→ **What the task asks**
Work out how many lines in the entries below include the word "that". Give nothing but the number.

⟨

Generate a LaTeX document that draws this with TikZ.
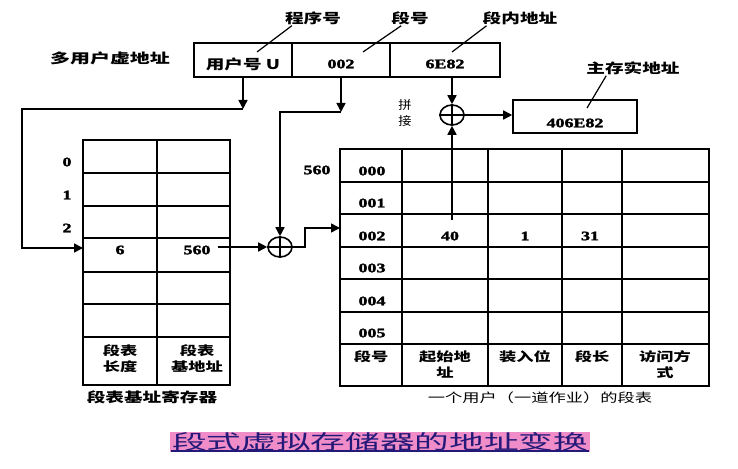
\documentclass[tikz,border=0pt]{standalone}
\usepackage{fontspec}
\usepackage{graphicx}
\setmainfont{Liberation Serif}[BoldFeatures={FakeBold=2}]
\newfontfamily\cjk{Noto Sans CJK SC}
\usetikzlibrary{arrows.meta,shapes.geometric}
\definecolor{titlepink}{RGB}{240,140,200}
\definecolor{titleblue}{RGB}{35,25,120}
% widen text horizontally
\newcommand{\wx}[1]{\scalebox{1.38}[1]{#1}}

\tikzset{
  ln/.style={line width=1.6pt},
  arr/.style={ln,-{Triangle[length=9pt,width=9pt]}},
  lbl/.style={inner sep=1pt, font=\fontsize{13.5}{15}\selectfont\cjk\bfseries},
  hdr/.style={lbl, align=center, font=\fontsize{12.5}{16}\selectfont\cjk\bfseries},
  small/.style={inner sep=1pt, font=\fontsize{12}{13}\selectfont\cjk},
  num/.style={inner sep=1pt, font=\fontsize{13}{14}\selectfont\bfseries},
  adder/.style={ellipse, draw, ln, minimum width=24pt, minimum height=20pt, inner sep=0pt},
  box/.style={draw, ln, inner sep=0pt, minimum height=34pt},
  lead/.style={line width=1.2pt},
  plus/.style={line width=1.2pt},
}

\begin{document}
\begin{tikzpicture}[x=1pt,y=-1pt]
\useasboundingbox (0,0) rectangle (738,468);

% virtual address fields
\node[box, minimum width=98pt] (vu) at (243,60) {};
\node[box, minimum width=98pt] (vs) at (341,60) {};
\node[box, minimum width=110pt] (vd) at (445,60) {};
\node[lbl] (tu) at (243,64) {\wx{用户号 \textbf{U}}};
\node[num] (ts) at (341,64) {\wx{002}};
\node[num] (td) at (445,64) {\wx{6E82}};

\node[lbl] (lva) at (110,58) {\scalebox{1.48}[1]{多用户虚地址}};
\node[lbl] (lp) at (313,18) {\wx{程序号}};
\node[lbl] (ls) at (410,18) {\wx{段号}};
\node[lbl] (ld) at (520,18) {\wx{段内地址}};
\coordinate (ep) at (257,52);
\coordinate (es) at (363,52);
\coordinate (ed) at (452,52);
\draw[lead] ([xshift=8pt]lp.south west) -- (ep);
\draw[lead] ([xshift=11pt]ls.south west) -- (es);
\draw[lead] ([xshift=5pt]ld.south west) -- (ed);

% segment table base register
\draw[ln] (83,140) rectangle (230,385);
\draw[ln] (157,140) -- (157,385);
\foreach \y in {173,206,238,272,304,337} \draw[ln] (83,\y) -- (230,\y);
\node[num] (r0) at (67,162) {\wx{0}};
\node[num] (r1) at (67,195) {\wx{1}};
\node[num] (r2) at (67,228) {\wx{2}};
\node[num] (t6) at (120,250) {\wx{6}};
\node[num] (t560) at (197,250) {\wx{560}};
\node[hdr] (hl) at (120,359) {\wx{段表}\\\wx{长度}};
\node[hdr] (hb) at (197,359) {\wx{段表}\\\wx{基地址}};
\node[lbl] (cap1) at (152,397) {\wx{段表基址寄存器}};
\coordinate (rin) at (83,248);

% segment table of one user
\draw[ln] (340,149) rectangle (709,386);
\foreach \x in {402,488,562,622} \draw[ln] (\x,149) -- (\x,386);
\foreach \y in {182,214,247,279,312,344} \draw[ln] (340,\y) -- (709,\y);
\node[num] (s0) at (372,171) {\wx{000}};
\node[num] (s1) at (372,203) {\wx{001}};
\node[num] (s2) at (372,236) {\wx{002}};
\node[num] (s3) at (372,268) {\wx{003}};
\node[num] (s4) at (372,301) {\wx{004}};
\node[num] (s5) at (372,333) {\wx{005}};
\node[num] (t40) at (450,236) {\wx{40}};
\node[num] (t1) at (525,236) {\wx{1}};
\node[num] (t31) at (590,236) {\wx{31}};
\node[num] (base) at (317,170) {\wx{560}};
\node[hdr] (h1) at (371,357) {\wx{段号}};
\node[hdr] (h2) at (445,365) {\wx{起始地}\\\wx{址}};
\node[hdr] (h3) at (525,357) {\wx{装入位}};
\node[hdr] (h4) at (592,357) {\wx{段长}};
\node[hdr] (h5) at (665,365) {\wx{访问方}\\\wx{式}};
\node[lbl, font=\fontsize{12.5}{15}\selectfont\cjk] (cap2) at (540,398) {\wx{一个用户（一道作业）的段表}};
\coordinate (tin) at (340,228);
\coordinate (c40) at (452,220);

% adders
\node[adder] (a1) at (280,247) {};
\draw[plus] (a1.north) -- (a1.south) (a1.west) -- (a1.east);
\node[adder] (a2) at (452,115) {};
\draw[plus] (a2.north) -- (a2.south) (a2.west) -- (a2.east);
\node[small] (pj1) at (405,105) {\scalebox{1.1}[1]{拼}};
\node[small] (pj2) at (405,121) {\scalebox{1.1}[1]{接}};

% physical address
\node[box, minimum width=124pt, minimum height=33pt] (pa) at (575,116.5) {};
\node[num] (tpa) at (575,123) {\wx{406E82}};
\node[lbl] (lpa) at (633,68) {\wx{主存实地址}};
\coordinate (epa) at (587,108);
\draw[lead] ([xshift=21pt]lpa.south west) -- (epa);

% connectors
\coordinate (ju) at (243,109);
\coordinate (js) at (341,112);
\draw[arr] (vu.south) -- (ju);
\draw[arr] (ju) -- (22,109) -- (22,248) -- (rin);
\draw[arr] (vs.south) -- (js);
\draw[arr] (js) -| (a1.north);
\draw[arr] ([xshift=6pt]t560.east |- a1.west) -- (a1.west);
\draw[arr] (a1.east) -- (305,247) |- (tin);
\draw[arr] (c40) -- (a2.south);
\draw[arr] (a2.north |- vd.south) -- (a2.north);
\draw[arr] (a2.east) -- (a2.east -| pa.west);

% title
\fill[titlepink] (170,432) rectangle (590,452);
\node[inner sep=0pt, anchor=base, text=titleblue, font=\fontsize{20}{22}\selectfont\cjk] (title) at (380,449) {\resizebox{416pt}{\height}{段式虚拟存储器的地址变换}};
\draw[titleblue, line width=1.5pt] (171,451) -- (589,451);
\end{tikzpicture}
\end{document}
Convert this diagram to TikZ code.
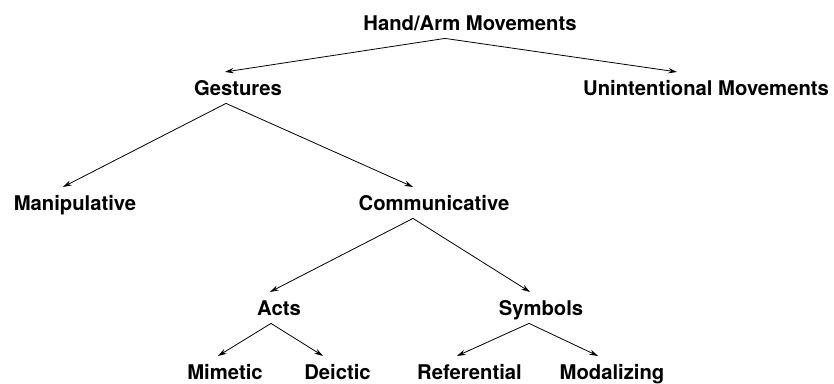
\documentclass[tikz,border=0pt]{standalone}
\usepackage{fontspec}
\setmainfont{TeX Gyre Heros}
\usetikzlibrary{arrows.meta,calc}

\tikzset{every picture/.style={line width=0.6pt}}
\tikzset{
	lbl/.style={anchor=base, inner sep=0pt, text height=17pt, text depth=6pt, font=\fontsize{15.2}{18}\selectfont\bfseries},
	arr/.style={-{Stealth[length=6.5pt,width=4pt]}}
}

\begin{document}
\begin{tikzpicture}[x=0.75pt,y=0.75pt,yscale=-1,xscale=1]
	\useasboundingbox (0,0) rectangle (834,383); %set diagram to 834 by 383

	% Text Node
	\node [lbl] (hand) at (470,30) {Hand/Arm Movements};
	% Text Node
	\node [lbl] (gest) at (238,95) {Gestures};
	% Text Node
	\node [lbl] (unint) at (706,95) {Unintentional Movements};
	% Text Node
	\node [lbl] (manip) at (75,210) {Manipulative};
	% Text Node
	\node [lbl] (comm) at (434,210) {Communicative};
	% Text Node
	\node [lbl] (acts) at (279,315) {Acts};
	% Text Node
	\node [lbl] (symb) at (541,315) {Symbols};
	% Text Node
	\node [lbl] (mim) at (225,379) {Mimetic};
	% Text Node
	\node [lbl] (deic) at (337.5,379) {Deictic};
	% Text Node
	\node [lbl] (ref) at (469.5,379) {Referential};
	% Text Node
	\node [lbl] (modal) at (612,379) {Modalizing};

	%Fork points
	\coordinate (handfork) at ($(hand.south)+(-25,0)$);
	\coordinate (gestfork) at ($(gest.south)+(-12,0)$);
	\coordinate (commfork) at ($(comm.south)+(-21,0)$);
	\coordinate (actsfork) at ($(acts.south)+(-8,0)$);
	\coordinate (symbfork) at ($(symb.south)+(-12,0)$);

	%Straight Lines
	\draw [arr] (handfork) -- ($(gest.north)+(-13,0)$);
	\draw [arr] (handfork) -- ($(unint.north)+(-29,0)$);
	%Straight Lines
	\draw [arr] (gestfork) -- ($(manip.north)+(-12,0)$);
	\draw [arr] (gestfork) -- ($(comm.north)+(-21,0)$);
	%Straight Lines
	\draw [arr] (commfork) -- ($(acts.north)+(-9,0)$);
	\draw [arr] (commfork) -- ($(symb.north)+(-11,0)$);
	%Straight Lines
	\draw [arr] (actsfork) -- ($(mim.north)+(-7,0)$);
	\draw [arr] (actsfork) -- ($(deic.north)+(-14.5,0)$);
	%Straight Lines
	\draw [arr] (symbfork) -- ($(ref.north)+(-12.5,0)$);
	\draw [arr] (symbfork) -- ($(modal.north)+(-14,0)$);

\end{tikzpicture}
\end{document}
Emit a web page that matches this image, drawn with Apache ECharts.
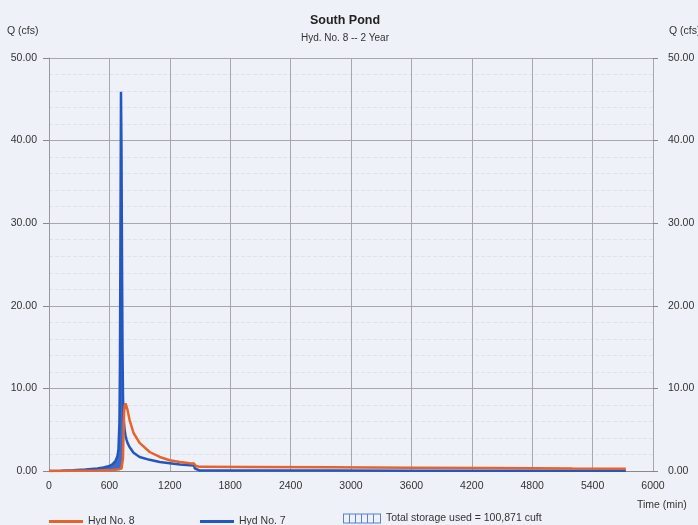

⟩

→ **Exercise response**
2